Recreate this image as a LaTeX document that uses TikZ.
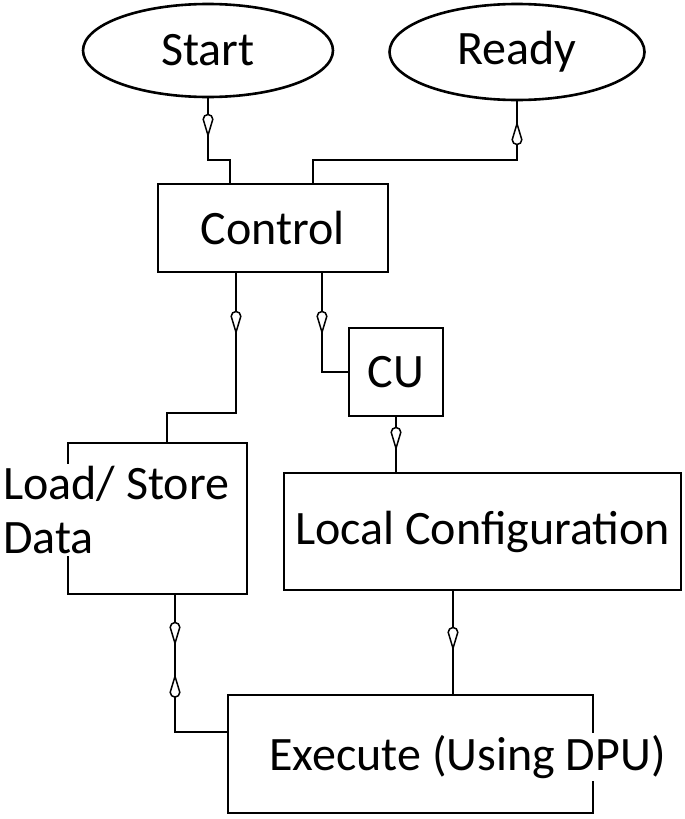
\documentclass[tikz,border=0pt]{standalone}
\usepackage{fontspec}
\setmainfont{Carlito}
\usetikzlibrary{shapes.geometric,decorations.markings}
\newcommand\teardropfwd{\filldraw[fill=white,draw=black,line width=1.5pt] (10pt,0pt) -- (-6pt,4.8pt) arc[start angle=90,end angle=270,radius=4.8pt] -- cycle;}
\newcommand\teardropback{\filldraw[fill=white,draw=black,line width=1.5pt] (-10pt,0pt) -- (6pt,4.8pt) arc[start angle=90,end angle=-90,radius=4.8pt] -- cycle;}
\tikzset{
  wire/.style={line width=2.6pt,line join=miter},
  midtip/.style={postaction={decorate,decoration={markings,mark=at position #1 with {\teardropfwd}}}},
  midtipback/.style={postaction={decorate,decoration={markings,mark=at position #1 with {\teardropback}}}},
  txt/.style={font=\fontsize{48}{54}\selectfont},
  boxx/.style={draw,line width=2.6pt,inner sep=0pt},
  oval/.style={ellipse,draw,line width=2.6pt,inner sep=0pt},
}
\begin{document}
\begin{tikzpicture}[x=1pt,y=-1pt]
\useasboundingbox (0,0) rectangle (685,819);
% nodes
\node[oval,txt,minimum width=250,minimum height=93] (start) at (208,50.5) {Start};
\node[oval,txt,minimum width=255,minimum height=96] (ready) at (517,52) {Ready};
\node[boxx,txt,minimum width=230,minimum height=88] (control) at (273,228) {Control};
\node[boxx,txt,minimum width=94,minimum height=88] (cu) at (396,372) {CU};
\node[boxx,txt,minimum width=397,minimum height=117] (local) at (482.5,531.5) {Local Configuration};
\node[boxx,minimum width=179,minimum height=151] (load) at (157.5,518.5) {};
\node[txt,fill=white,align=left,anchor=west,inner sep=2pt] (loadtext) at (1,510) {Load/ Store\\Data};
\node[boxx,minimum width=365,minimum height=118] (exec) at (410.5,754) {};
\node[txt,fill=white,inner sep=2pt] (exectext) at (467.5,757) {Execute (Using DPU)};
% bend points
\coordinate (c1) at (230,160);
\coordinate (c2) at (313,160);
\coordinate (c3) at (236,413);
\coordinate (c4) at (167,413);
\coordinate (c5) at (322,372);
\coordinate (c6) at (453,600);
\coordinate (c7) at (175,732);
% connectors
\draw[wire,midtip=27pt] (start.south) |- (c1) -- (c1 |- control.north);
\draw[wire,midtip=253pt] (c2 |- control.north) -- (c2) -| (ready.south);
\draw[wire,midtip=49pt] (c3 |- control.south) -- (c3) -- (c4) -- (c4 |- load.north);
\draw[wire,midtip=49pt] (c5 |- control.south) -- (c5) -- (cu.west);
\draw[wire,midtip=21pt] (cu.south) -- (cu.south |- local.north);
\draw[wire,midtip=47pt] (c6 |- local.south) -- (c6 |- exec.north);
\draw[wire,midtip=38pt,midtipback=91pt] (c7 |- load.south) -- (c7) -- (c7 -| exec.west);
\end{tikzpicture}
\end{document}
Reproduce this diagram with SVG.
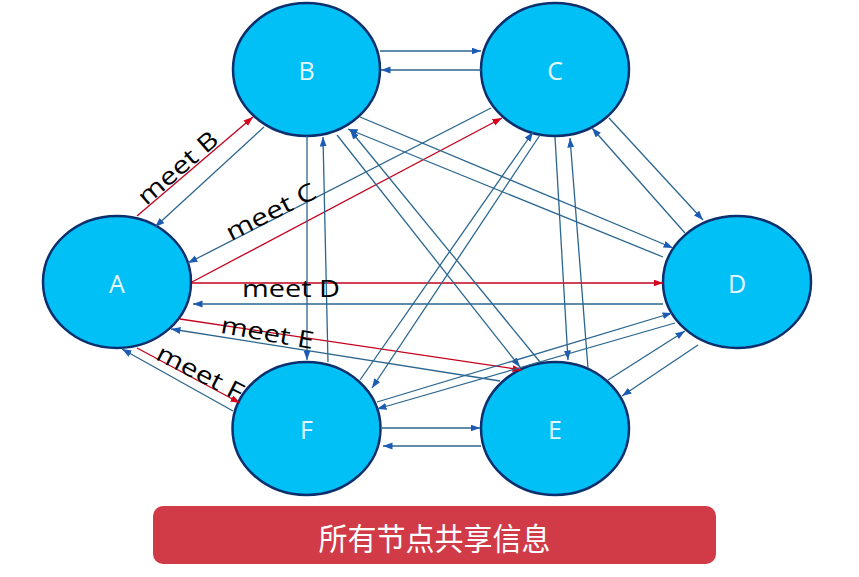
<svg xmlns="http://www.w3.org/2000/svg" width="859" height="577" viewBox="0 0 859 577">
<style>
.node ellipse{fill:#00c0f6;stroke:#0c2f6e;stroke-width:2.5}
.node text{font-family:"Open Sans","Noto Sans",sans-serif;font-size:25px;fill:#e8f8ff;text-anchor:middle}
.b{stroke:#2b6690;stroke-width:1.3;fill:none;marker-end:url(#ab)}
.r{stroke:#c3001c;stroke-width:1.3;fill:none;marker-end:url(#ar)}
.lbl{font-family:"Open Sans","Noto Sans",sans-serif;font-size:24px;fill:#000;text-anchor:middle}
</style>
<defs>
<marker id="ab" markerUnits="userSpaceOnUse" markerWidth="10" markerHeight="8" refX="9.5" refY="3.5" orient="auto">
<path d="M0,0 L9.5,3.5 L0,7 z" fill="#1c5bb4"/>
</marker>
<marker id="ar" markerUnits="userSpaceOnUse" markerWidth="10" markerHeight="8" refX="9.5" refY="3.5" orient="auto">
<path d="M0,0 L9.5,3.5 L0,7 z" fill="#d8001a"/>
</marker>
</defs>
<rect width="859" height="577" fill="#ffffff"/>

<g id="node-A" class="node"><ellipse cx="117" cy="282" rx="74" ry="66"/><text x="117" y="293">A</text></g>
<g id="node-B" class="node"><ellipse cx="306.5" cy="69.5" rx="73.5" ry="66.5"/><text x="306.5" y="80">B</text></g>
<g id="node-C" class="node"><ellipse cx="555" cy="69.5" rx="74" ry="66.5"/><text x="555" y="80">C</text></g>
<g id="node-D" class="node"><ellipse cx="737" cy="282" rx="74" ry="66"/><text x="737" y="293">D</text></g>
<g id="node-E" class="node"><ellipse cx="555" cy="428.5" rx="74" ry="66.5"/><text x="555" y="439">E</text></g>
<g id="node-F" class="node"><ellipse cx="306.5" cy="428.5" rx="74" ry="66.5"/><text x="306.5" y="439">F</text></g>

<g id="connectors">
<line class="r" x1="137" y1="216" x2="253" y2="117"/>
<line class="r" x1="192" y1="282" x2="502" y2="118"/>
<line class="r" x1="192" y1="283" x2="663" y2="283"/>
<line class="r" x1="180" y1="319" x2="522" y2="370"/>
<line class="r" x1="137" y1="348" x2="240" y2="403"/>
<line class="b" x1="264" y1="127" x2="155" y2="227"/>
<line class="b" x1="491" y1="108" x2="188" y2="263"/>
<line class="b" x1="663" y1="304" x2="193" y2="304"/>
<line class="b" x1="500" y1="381" x2="171" y2="329"/>
<line class="b" x1="233" y1="411" x2="122" y2="349"/>
<line class="b" x1="380" y1="51" x2="481" y2="51"/>
<line class="b" x1="481" y1="70" x2="381" y2="70"/>
<line class="b" x1="360" y1="117" x2="673" y2="248"/>
<line class="b" x1="663" y1="257" x2="348" y2="129"/>
<line class="b" x1="337" y1="135" x2="520" y2="367"/>
<line class="b" x1="540" y1="362" x2="350" y2="130"/>
<line class="b" x1="307" y1="136" x2="307" y2="360"/>
<line class="b" x1="328" y1="362" x2="323" y2="137"/>
<line class="b" x1="609" y1="118" x2="703" y2="220"/>
<line class="b" x1="685" y1="233" x2="592" y2="128"/>
<line class="b" x1="555" y1="137" x2="568" y2="360"/>
<line class="b" x1="588" y1="368" x2="570" y2="138"/>
<line class="b" x1="540" y1="135" x2="372" y2="388"/>
<line class="b" x1="360" y1="380" x2="533" y2="132"/>
<line class="b" x1="698" y1="345" x2="622" y2="396"/>
<line class="b" x1="608" y1="380" x2="685" y2="331"/>
<line class="b" x1="675" y1="323" x2="377" y2="409"/>
<line class="b" x1="377" y1="402" x2="672" y2="313"/>
<line class="b" x1="481" y1="446" x2="383" y2="446"/>
<line class="b" x1="382" y1="428" x2="480" y2="428"/>
<text class="lbl" transform="translate(178,168) rotate(-41)" y="8" textLength="98" lengthAdjust="spacingAndGlyphs">meet B</text>
<text class="lbl" transform="translate(271,212) rotate(-27)" y="8" textLength="98" lengthAdjust="spacingAndGlyphs">meet C</text>
<text class="lbl" x="291" y="297" textLength="98" lengthAdjust="spacingAndGlyphs">meet D</text>
<text class="lbl" transform="translate(266,341) rotate(10)" y="0" textLength="94" lengthAdjust="spacingAndGlyphs">meet E</text>
<text class="lbl" transform="translate(200,373) rotate(27)" y="8" textLength="94" lengthAdjust="spacingAndGlyphs">meet F</text>
</g>

<g id="banner">
<rect x="153" y="506" width="563" height="58" rx="10" fill="#d13a47"/>
<text x="434.5" y="549.5" font-family="'Noto Sans CJK SC',sans-serif" font-size="31" fill="#ffffff" text-anchor="middle" textLength="232" lengthAdjust="spacingAndGlyphs">所有节点共享信息</text>
</g>
</svg>
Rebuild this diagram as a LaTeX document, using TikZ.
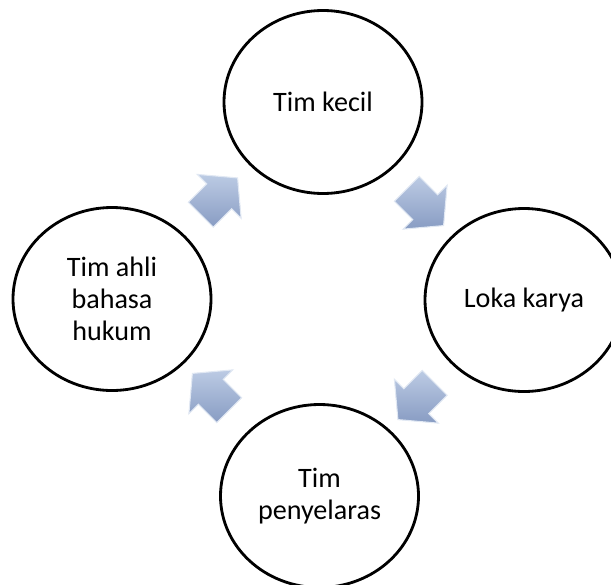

════

Stated goal —
Find the lines with the string "this" and reproduce them.

Reply —
Recreate this image as a LaTeX document that uses TikZ.
Reproduce this diagram with SVG.
Rebuild this diagram as a LaTeX document, using TikZ.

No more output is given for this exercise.